Sometimes we all have to do what needs to be done for the time being. It is a place of temporary survival. When you look up 20 years later and you've made that temporary position long-term, that is what I consider wasted time especially if you had not planned on staying there.

Make a list of manageable goals to achieve your dream. You can even confide in a friend to keep yourself accountable. Allow them to follow up with you every once in a while. Don't let time pass you by.

Speak life!
Do you ever feel crappy after complaining about something? I know I do. I think about the words I just released into the air and I cringe. When you feel those words about to spew out of your mouth, stop and recollect yourself. You will have a good day.

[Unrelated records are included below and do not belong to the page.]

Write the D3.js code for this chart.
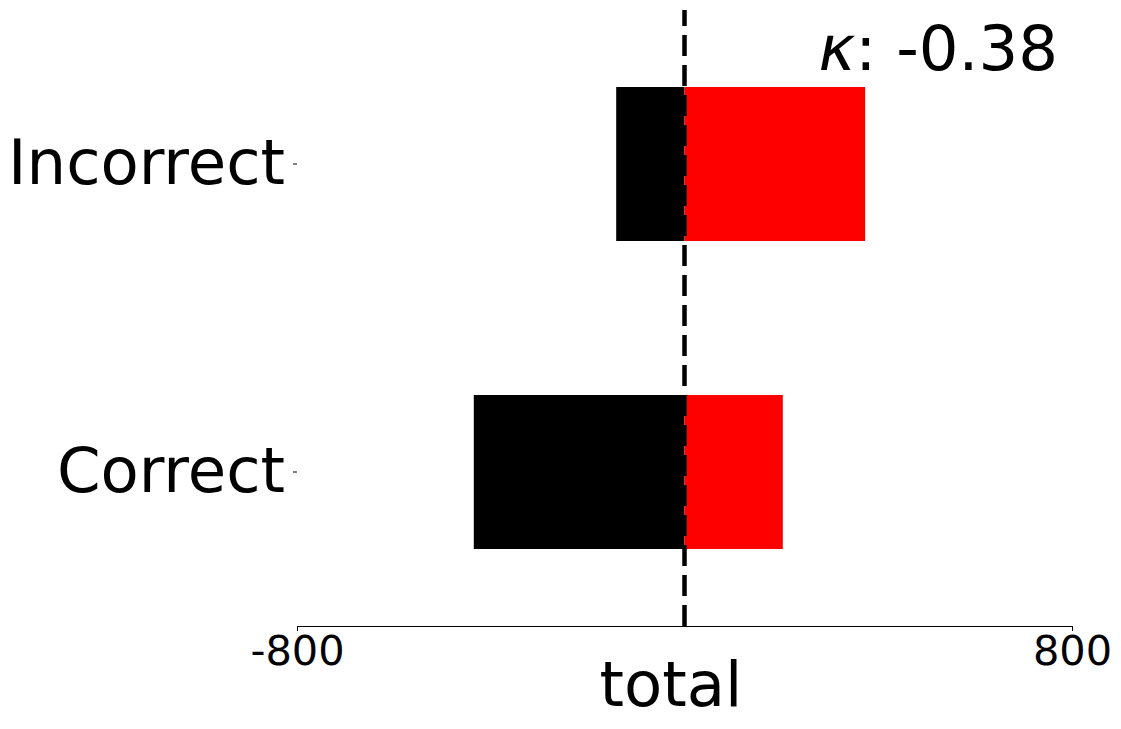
<!DOCTYPE html>
<html>
<head>
<meta charset="utf-8">
<script src="https://cdn.jsdelivr.net/npm/d3@7"></script>
<style>
  body { margin: 0; background: #fff; }
  text { font-family: "DejaVu Sans", sans-serif; fill: #000; }
</style>
</head>
<body>
<script>
'use strict';

var width  = 1121;
var height = 729;

// data
var categories = ['Incorrect', 'Correct'];
var negValues  = [-141, -435];
var posValues  = [373, 203];
var xTicks     = [-800, 800];
var kappa      = -0.38;

var svg = d3.select('body').append('svg')
    .attr('width', width)
    .attr('height', height);

var x = d3.scaleLinear().domain([-800, 800]).range([297, 1072]);
var y = d3.scaleBand().domain(categories).range([10, 626])
    .paddingInner(0.5).paddingOuter(0.25);

// bars
svg.selectAll('rect.neg').data(categories).enter().append('rect')
    .attr('class', 'neg')
    .attr('x', function(d, i) { return x(negValues[i]); })
    .attr('y', function(d) { return y(d); })
    .attr('width', function(d, i) { return x(0) - x(negValues[i]); })
    .attr('height', y.bandwidth())
    .attr('fill', '#000');

svg.selectAll('rect.pos').data(categories).enter().append('rect')
    .attr('class', 'pos')
    .attr('x', x(0))
    .attr('y', function(d) { return y(d); })
    .attr('width', function(d, i) { return x(posValues[i]) - x(0); })
    .attr('height', y.bandwidth())
    .attr('fill', '#ff0000');

// x axis
var xAxis = svg.append('g')
    .attr('transform', 'translate(0,626)')
    .call(d3.axisBottom(x).tickValues(xTicks).tickSize(5).tickPadding(5).tickFormat(d3.format('d')));
xAxis.select('.domain').attr('stroke', '#000').attr('stroke-width', 1.2)
    .attr('d', 'M' + x(-800) + ',0.5H' + x(800));
xAxis.selectAll('.tick line').attr('stroke', '#000').attr('stroke-width', 1);
xAxis.selectAll('.tick text')
    .style('font-family', '"DejaVu Sans", sans-serif')
    .style('font-size', '41.5px')
    .attr('fill', '#000')
    .text(function(d) { return d < 0 ? '-' + Math.abs(d) : d; });

// y axis (no spine)
var yAxis = svg.append('g')
    .attr('transform', 'translate(297,0)')
    .call(d3.axisLeft(y).tickSize(4).tickPadding(8));
yAxis.select('.domain').remove();
yAxis.selectAll('.tick line').attr('stroke', '#000').attr('stroke-width', 1);
yAxis.selectAll('.tick text')
    .style('font-family', '"DejaVu Sans", sans-serif')
    .style('font-size', '62.5px')
    .attr('fill', '#000');

// dashed zero line
svg.append('line')
    .attr('x1', x(0)).attr('x2', x(0))
    .attr('y1', 626).attr('y2', 10)
    .attr('stroke', '#000')
    .attr('stroke-width', 4.5)
    .attr('stroke-dasharray', '21,9');

// x label
svg.append('text')
    .attr('x', 671)
    .attr('y', 706)
    .attr('text-anchor', 'middle')
    .style('font-size', '62.5px')
    .text('total');

// kappa
var kt = svg.append('text')
    .attr('x', 1058)
    .attr('y', 70)
    .attr('text-anchor', 'end')
    .style('font-size', '62.5px');
kt.append('tspan').style('font-style', 'italic').text('κ');
kt.append('tspan').text(': ' + kappa.toFixed(2));
</script>
</body>
</html>
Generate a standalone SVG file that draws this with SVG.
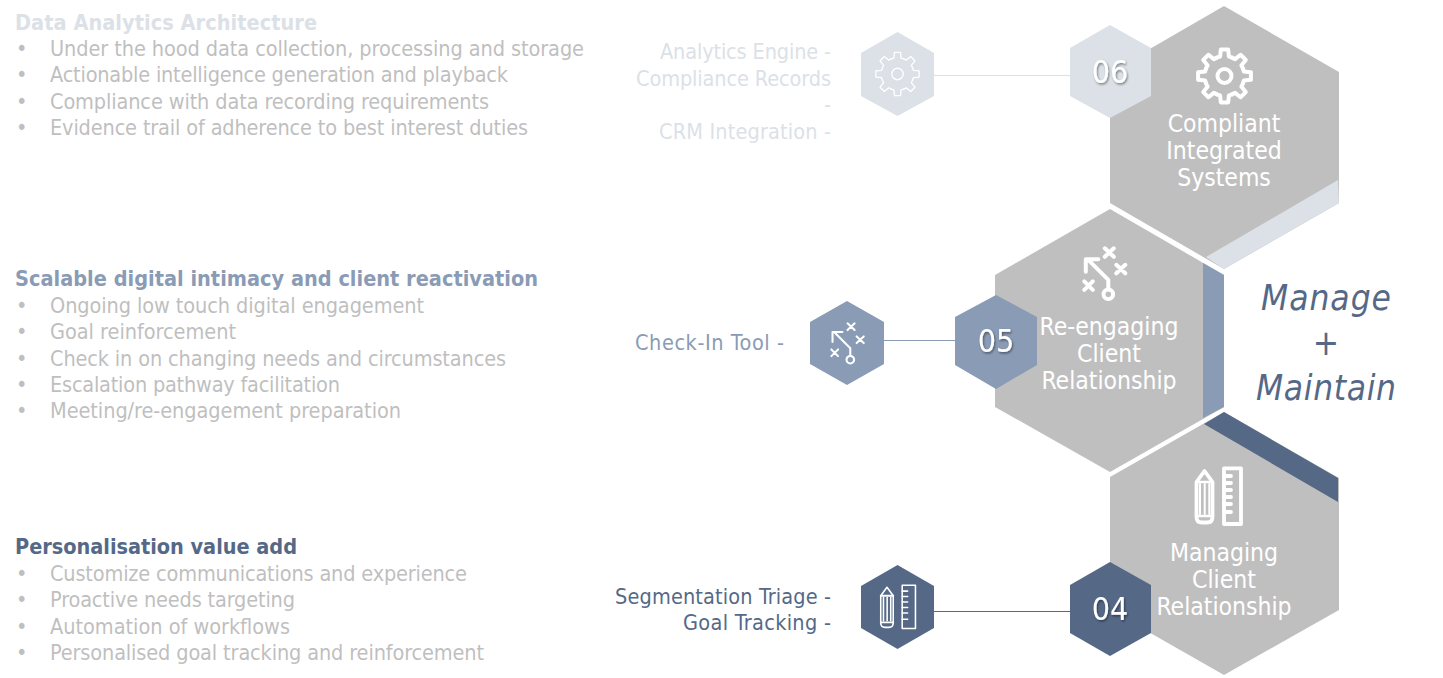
<svg xmlns="http://www.w3.org/2000/svg" width="1443" height="678" viewBox="0 0 1443 678">
<style>
text{font-family:"DejaVu Sans Condensed","Noto Sans","Liberation Sans",sans-serif}
.b{font-size:21.5px;fill:#BFBFBF}
.h{font-size:21.5px;font-weight:700}
.lab{font-size:21.5px;text-anchor:end}
.t{font-size:24.5px;fill:#fff;text-anchor:middle}
.n{font-size:32px;fill:#fff;text-anchor:middle;filter:url(#sh)}
.m{font-size:35px;font-style:italic;fill:#556987;text-anchor:middle}
.big{fill:#BFBFBF}
.pale{fill:#DBE1E7}.mid{fill:#8A9BB5}.dark{fill:#556987}
.pt{fill:#DBE1E7}.mt{fill:#8A9BB5}.dt{fill:#556987}
.ic{fill:none;stroke:#fff;stroke-linecap:round;stroke-linejoin:round}
</style>
<defs>
<filter id="sh" x="-30%" y="-30%" width="160%" height="160%"><feDropShadow dx="1" dy="1.5" stdDeviation="1" flood-color="#000" flood-opacity=".45"/></filter>
<polyline id="seg" points="-7.6,-18.4 -4.4,-19.4 -3.7,-26.4 3.7,-26.4 4.4,-19.4 7.6,-18.4"/>
<g id="gear"><use href="#seg"/><use href="#seg" transform="rotate(45)"/><use href="#seg" transform="rotate(90)"/><use href="#seg" transform="rotate(135)"/><use href="#seg" transform="rotate(180)"/><use href="#seg" transform="rotate(225)"/><use href="#seg" transform="rotate(270)"/><use href="#seg" transform="rotate(315)"/><circle r="7"/></g>
<g id="play"><circle r="4.8"/><path d="M0,-5V-14.500L-20.500,-35M-22.500,-22.500V-35H-10M-3.500,-46L5.500,-37.500M5.500,-46L-3.500,-37.500M8,-29.500L17,-21M17,-29.500L8,-21M-24,-13L-15.500,-4.500M-15.500,-13L-24,-4.500"/></g>
<g id="tools">
<rect x="5" y="-28.600" width="17" height="55.600"/>
<path d="M5,-21H12M5,-14H12M5,-7H12M5,0H12M5,7H12M5,15H12"/>
<path d="M-22.500,-15V20Q-22.500,25.500 -17,25.500H-12Q-6.500,25.500 -6.500,20V-15L-14.500,-26Z"/>
<path d="M-22.500,-15H-6.500M-22.500,19H-6.500" stroke-width="2.400"/>
<path d="M-19,-13V17M-14.300,-13V17M-9.700,-13V17" stroke-width="2"/>
</g>
</defs>
<g id="connectors" fill="none">
<path d="M934,75.500H1070" stroke="#DBE1E7" stroke-width="1"/>
<path d="M884,340.500H955" stroke="#8A9BB5" stroke-width="1"/>
<path d="M934,611.500H1070" stroke="#556987" stroke-width="1"/>
</g>
<g id="text-architecture">
<text x="15" y="30" class="h pt" textLength="302">Data Analytics Architecture</text>
<text x="16" y="56" class="b">•</text><text x="50" y="56" class="b" textLength="534">Under the hood data collection, processing and storage</text>
<text x="16" y="82" class="b">•</text><text x="50" y="82" class="b" textLength="458">Actionable intelligence generation and playback</text>
<text x="16" y="109" class="b">•</text><text x="50" y="109" class="b" textLength="439">Compliance with data recording requirements</text>
<text x="16" y="135" class="b">•</text><text x="50" y="135" class="b" textLength="478">Evidence trail of adherence to best interest duties</text>
</g>
<g id="text-intimacy">
<text x="15" y="286" class="h mt" textLength="523">Scalable digital intimacy and client reactivation</text>
<text x="16" y="313" class="b">•</text><text x="50" y="313" class="b" textLength="374">Ongoing low touch digital engagement</text>
<text x="16" y="339" class="b">•</text><text x="50" y="339" class="b" textLength="186">Goal reinforcement</text>
<text x="16" y="366" class="b">•</text><text x="50" y="366" class="b" textLength="456">Check in on changing needs and circumstances</text>
<text x="16" y="392" class="b">•</text><text x="50" y="392" class="b" textLength="290">Escalation pathway facilitation</text>
<text x="16" y="418" class="b">•</text><text x="50" y="418" class="b" textLength="351">Meeting/re-engagement preparation</text>
</g>
<g id="text-personalisation">
<text x="15" y="554" class="h dt" textLength="282">Personalisation value add</text>
<text x="16" y="581" class="b">•</text><text x="50" y="581" class="b" textLength="417">Customize communications and experience</text>
<text x="16" y="607" class="b">•</text><text x="50" y="607" class="b" textLength="245">Proactive needs targeting</text>
<text x="16" y="634" class="b">•</text><text x="50" y="634" class="b" textLength="240">Automation of workflows</text>
<text x="16" y="660" class="b">•</text><text x="50" y="660" class="b" textLength="434">Personalised goal tracking and reinforcement</text>
</g>
<g id="node-06">
<polygon class="big" points="1224,6 1339,72 1339,203 1224,269 1110,203 1110,72"/>
<polygon class="pale" points="1206,257 1338,180 1339,203 1224,269"/>
<polygon class="pale" points="1070,48 1110,25 1151,48 1151,96 1110,118 1070,96"/>
<text x="1110" y="83" class="n">06</text>
<use href="#gear" transform="translate(1224.500,76)" class="ic" stroke-width="4"/>
<text x="1224" y="132" class="t">Compliant</text><text x="1224" y="159" class="t">Integrated</text><text x="1224" y="186" class="t">Systems</text>
</g>
<g id="icon-06">
<polygon class="pale" points="861,53 897.500,32 934,53 934,96 897.500,116 861,96"/>
<use href="#gear" transform="translate(897.500,74) scale(.82)" class="ic" stroke-width="1.600"/>
<text x="831" y="59" class="lab pt" textLength="171">Analytics Engine -</text>
<text x="831" y="86" class="lab pt" textLength="195">Compliance Records</text>
<text x="831" y="112" class="lab pt">-</text>
<text x="831" y="139" class="lab pt" textLength="172">CRM Integration -</text>
</g>
<g id="node-05">
<polygon class="big" points="1110,209 1224,275 1224,407 1110,472 995,407 995,275"/>
<polygon class="mid" points="1203,263 1224,275 1224,407 1203,418"/>
<polygon class="mid" points="955,317 996,295 1037,317 1037,365 996,389 955,365"/>
<text x="996" y="352" class="n">05</text>
<use href="#play" transform="translate(1108.300,294.300)" class="ic" stroke-width="4"/>
<text x="1109" y="335" class="t">Re-engaging</text><text x="1109" y="362" class="t">Client</text><text x="1109" y="389" class="t">Relationship</text>
</g>
<g id="icon-05">
<polygon class="mid" points="810,322 847,301 884,322 884,364 847,385 810,364"/>
<use href="#play" transform="translate(850.300,359.700) scale(.79)" class="ic" stroke-width="2.600"/>
<text x="784" y="350" class="lab mt" textLength="149">Check-In Tool -</text>
</g>
<g id="node-04">
<polygon class="big" points="1224,412 1339,478 1339,610 1224,675 1110,610 1110,477"/>
<polygon class="dark" points="1204,424 1224,412 1338,478 1338,502"/>
<polygon class="dark" points="1070,585 1110,562 1151,585 1151,633 1110,656 1070,633"/>
<text x="1110" y="620" class="n">04</text>
<use href="#tools" transform="translate(1219,497)" class="ic" stroke-width="3.800"/>
<text x="1224" y="561" class="t">Managing</text><text x="1224" y="588" class="t">Client</text><text x="1224" y="615" class="t">Relationship</text>
</g>
<g id="icon-04">
<polygon class="dark" points="861,586 897.500,565 934,586 934,628 897.500,649 861,628"/>
<use href="#tools" transform="translate(898.300,607.500) scale(.78)" class="ic" stroke-width="2"/>
<text x="831" y="604" class="lab dt" textLength="216">Segmentation Triage -</text>
<text x="831" y="630" class="lab dt" textLength="148">Goal Tracking -</text>
</g>
<g id="label-manage">
<text x="1326" y="310" class="m" textLength="130">Manage</text>
<text x="1326" y="355" class="m">+</text>
<text x="1326" y="400" class="m" textLength="140">Maintain</text>
</g>
</svg>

You will get through that hard task. You will accomplish that goal. You will do well for yourself. You are successful. You are smart. You are capable! Breaking the habit of being negative will bring clarity to your perspective. 

Find balance. 
Disconnecting will help you find your center. Find time to clear your head. You can do this through prayer, meditation, silence. Shutting off social media for a time helps too. Let your people know that you will not be available during those times to minimize distraction.

 Not only will you gain insight on what you are processing but you increase the measure at which you are capable of helping someone else. 

Keep dreaming. 
"If your dreams don't scare you, they aren't big enough." Quoted by Ellen Johnson Sirleaf. Dream big and wild and free! You have to give up on your dreams to live a decent life said no one ever. It is never too late.

Look at that vision board really good and ask yourself if your dream needs to be bigger. If the answer is yes, add some more goodness! The only impossibility is the hindrance you create in your own mind.